Herschel-ATLAS: The link between accretion luminosity and star formation in quasar host galaxies

We use the science demonstration field data of the Herschel-ATLAS to study how star formation, traced by the far-infrared Herschel data, is related to both the accretion luminosity and redshift of quasars selected from the Sloan Digital Sky Survey and the 2SLAQ survey. By developing a maximum likelihood estimator to investigate the presence of correlations between the far-infrared and optical luminosities we find evidence that the star-formation in quasar hosts is correlated with both redshift and quasar accretion luminosity.

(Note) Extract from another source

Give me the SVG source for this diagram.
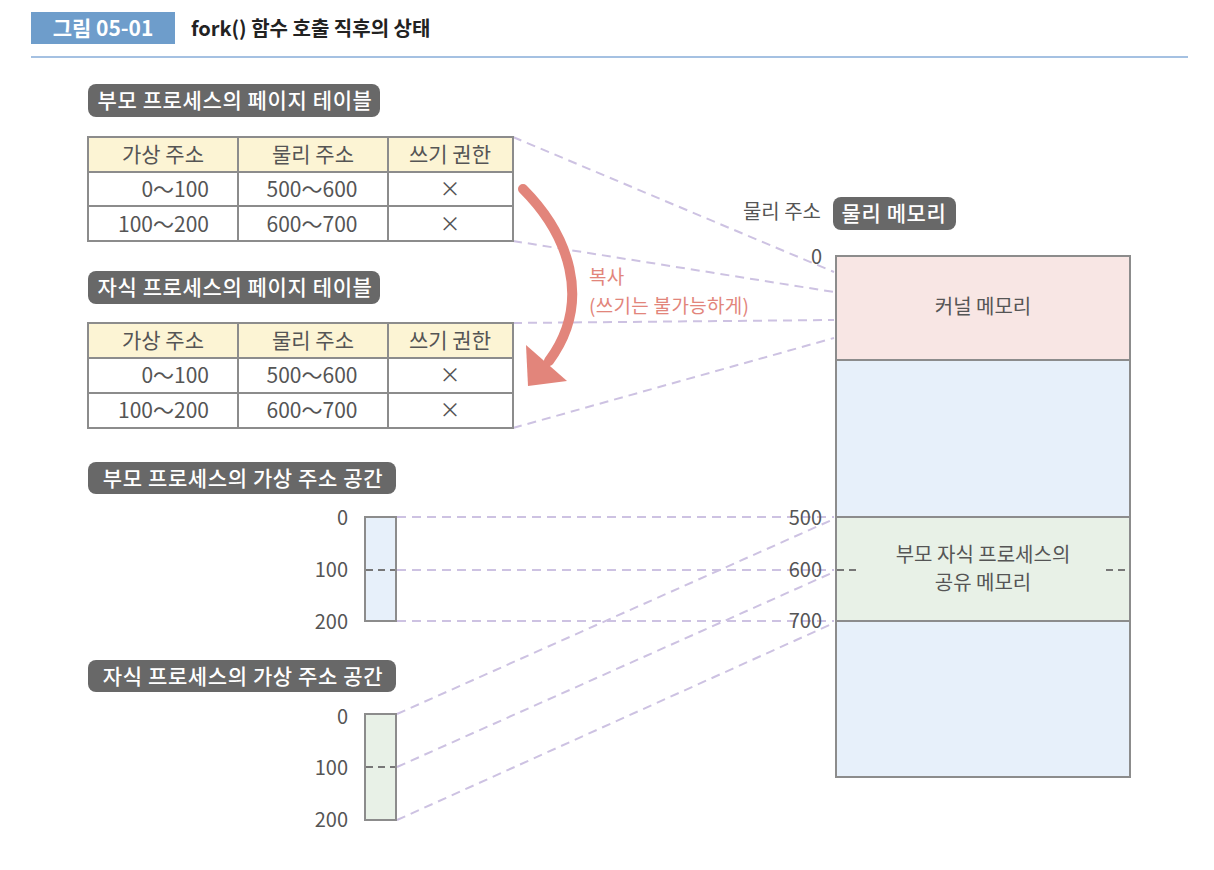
<svg xmlns="http://www.w3.org/2000/svg" width="1214" height="870" viewBox="0 0 1214 870">
<style>
text{font-family:"Noto Sans CJK KR","Noto Sans",sans-serif;fill:#555;font-size:20px}
.pill{fill:#686868}
.pt{fill:#fff;font-size:21px;font-weight:500;letter-spacing:0.6px}
.tb{font-size:21px}
.cell{fill:#fff;stroke:#8c8c8c;stroke-width:2}
.hd{fill:#fcf4d4;stroke:#8c8c8c;stroke-width:2}
.c{text-anchor:middle}
.r{text-anchor:end}
.dl{stroke:#cdc2e2;stroke-width:2;stroke-dasharray:9 6;fill:none}
.ib{stroke:#777;stroke-width:2;stroke-dasharray:7 5;fill:none}
.box{stroke:#8c8c8c;stroke-width:2}
.red{fill:#e2857b}
.rt{fill:#e2857b;font-size:19px;letter-spacing:0.3px}
</style>
<g id="title">
<rect x="31" y="12" width="144" height="32" fill="#6e9dcb"/>
<text x="103" y="36" class="c" style="fill:#fff;font-weight:700;font-size:21px">그림 05-01</text>
<text x="191" y="36" style="fill:#222;font-weight:700;font-size:20px">fork() 함수 호출 직후의 상태</text>
<line x1="31" y1="57" x2="1188" y2="57" stroke="#a5c1e2" stroke-width="2"/>
</g>
<g id="connectors">
<line class="dl" x1="513" y1="137" x2="834" y2="272"/>
<line class="dl" x1="513" y1="241" x2="834" y2="292"/>
<line class="dl" x1="513" y1="323" x2="834" y2="320"/>
<line class="dl" x1="513" y1="428" x2="834" y2="338"/>
<line class="dl" x1="397" y1="517" x2="834" y2="517"/>
<line class="dl" x1="397" y1="570" x2="834" y2="570"/>
<line class="dl" x1="397" y1="621" x2="834" y2="621"/>
<line class="dl" x1="397" y1="714" x2="834" y2="519"/>
<line class="dl" x1="397" y1="767" x2="834" y2="572"/>
<line class="dl" x1="397" y1="820" x2="834" y2="623"/>
</g>
<g id="parent-table">
<rect class="pill" x="88" y="84" width="292" height="33" rx="8"/>
<text class="pt c" x="235" y="108">부모 프로세스의 페이지 테이블</text>
<rect class="hd" x="88" y="137" width="150" height="35"/>
<rect class="hd" x="238" y="137" width="150" height="35"/>
<rect class="hd" x="388" y="137" width="125" height="35"/>
<rect class="cell" x="88" y="172" width="150" height="34"/>
<rect class="cell" x="238" y="172" width="150" height="34"/>
<rect class="cell" x="388" y="172" width="125" height="34"/>
<rect class="cell" x="88" y="206" width="150" height="35"/>
<rect class="cell" x="238" y="206" width="150" height="35"/>
<rect class="cell" x="388" y="206" width="125" height="35"/>
<text class="tb c" x="163" y="162">가상 주소</text>
<text class="tb c" x="313" y="162">물리 주소</text>
<text class="tb c" x="450" y="162">쓰기 권한</text>
<text class="tb r" x="209" y="197">0～100</text>
<text class="tb c" x="312" y="197">500～600</text>
<text class="tb c" x="450" y="196">×</text>
<text class="tb r" x="209" y="232">100～200</text>
<text class="tb c" x="312" y="232">600～700</text>
<text class="tb c" x="450" y="231">×</text>
</g>
<g id="child-table">
<rect class="pill" x="88" y="271" width="292" height="33" rx="8"/>
<text class="pt c" x="235" y="295">자식 프로세스의 페이지 테이블</text>
<rect class="hd" x="88" y="323" width="150" height="35"/>
<rect class="hd" x="238" y="323" width="150" height="35"/>
<rect class="hd" x="388" y="323" width="125" height="35"/>
<rect class="cell" x="88" y="358" width="150" height="35"/>
<rect class="cell" x="238" y="358" width="150" height="35"/>
<rect class="cell" x="388" y="358" width="125" height="35"/>
<rect class="cell" x="88" y="393" width="150" height="35"/>
<rect class="cell" x="238" y="393" width="150" height="35"/>
<rect class="cell" x="388" y="393" width="125" height="35"/>
<text class="tb c" x="163" y="348">가상 주소</text>
<text class="tb c" x="313" y="348">물리 주소</text>
<text class="tb c" x="450" y="348">쓰기 권한</text>
<text class="tb r" x="209" y="383">0～100</text>
<text class="tb c" x="312" y="383">500～600</text>
<text class="tb c" x="450" y="382">×</text>
<text class="tb r" x="209" y="418">100～200</text>
<text class="tb c" x="312" y="418">600～700</text>
<text class="tb c" x="450" y="417">×</text>
</g>
<g id="copy-arrow">
<path d="M523,189 C567,233 594,300 549,361" fill="none" stroke="#e2857b" stroke-width="10" stroke-linecap="round"/>
<polygon class="red" points="526,345 567,381 528,386"/>
<text class="rt" x="589" y="284">복사</text>
<text class="rt" x="589" y="313">(쓰기는 불가능하게)</text>
</g>
<g id="physical-memory">
<text class="r" x="821" y="219">물리 주소</text>
<rect class="pill" x="833" y="197" width="123" height="33" rx="8"/>
<text class="pt c" x="894" y="221">물리 메모리</text>
<text class="r" x="822" y="264">0</text>
<rect class="box" x="836" y="256" width="294" height="104" fill="#f8e6e4"/>
<rect class="box" x="836" y="360" width="294" height="157" fill="#e7f0fa"/>
<rect class="box" x="836" y="517" width="294" height="104" fill="#e8f1e7"/>
<rect class="box" x="836" y="621" width="294" height="156" fill="#e7f0fa"/>
<line class="ib" x1="837" y1="570" x2="858" y2="570"/>
<line class="ib" x1="1106" y1="570" x2="1129" y2="570"/>
<text class="c" x="983" y="314">커널 메모리</text>
<text class="c" x="983" y="562">부모 자식 프로세스의</text>
<text class="c" x="983" y="590">공유 메모리</text>
<text class="r" x="822" y="525">500</text>
<text class="r" x="822" y="577">600</text>
<text class="r" x="822" y="628">700</text>
</g>
<g id="parent-vas">
<rect class="pill" x="88" y="462" width="308" height="32" rx="8"/>
<text class="pt c" x="243" y="486">부모 프로세스의 가상 주소 공간</text>
<rect class="box" x="365" y="517" width="31" height="104" fill="#e7f0fa"/>
<line class="ib" x1="366" y1="570" x2="395" y2="570"/>
<text class="r" x="348" y="525">0</text>
<text class="r" x="348" y="577">100</text>
<text class="r" x="348" y="629">200</text>
</g>
<g id="child-vas">
<rect class="pill" x="88" y="660" width="308" height="32" rx="8"/>
<text class="pt c" x="243" y="684">자식 프로세스의 가상 주소 공간</text>
<rect class="box" x="365" y="714" width="31" height="106" fill="#e8f1e7"/>
<line class="ib" x1="366" y1="767" x2="395" y2="767"/>
<text class="r" x="348" y="724">0</text>
<text class="r" x="348" y="775">100</text>
<text class="r" x="348" y="827">200</text>
</g>
</svg>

Assuming a relationship of the form L_IR \propto L_QSO^{\theta} (1 + z)^{\zeta}, we find {\theta} = 0.22 +/- 0.08 and {\zeta} = 1.6 +/- 0.4, although there is substantial additional uncertainty in {\zeta} of order +/- 1, due to uncertainties in the host galaxy dust temperature. We find evidence for a large intrinsic dispersion in the redshift dependence, but no evidence for intrinsic dispersion in the correlation between L_QSO and L_IR, suggesting that the latter may be due to a direct physical connection between star formation and black hole accretion. This is consistent with the idea that both the quasar activity and star formation are dependent on the same reservoir of cold gas, so that they are both affected by the influx of cold gas during mergers or heating of gas via feedback processes.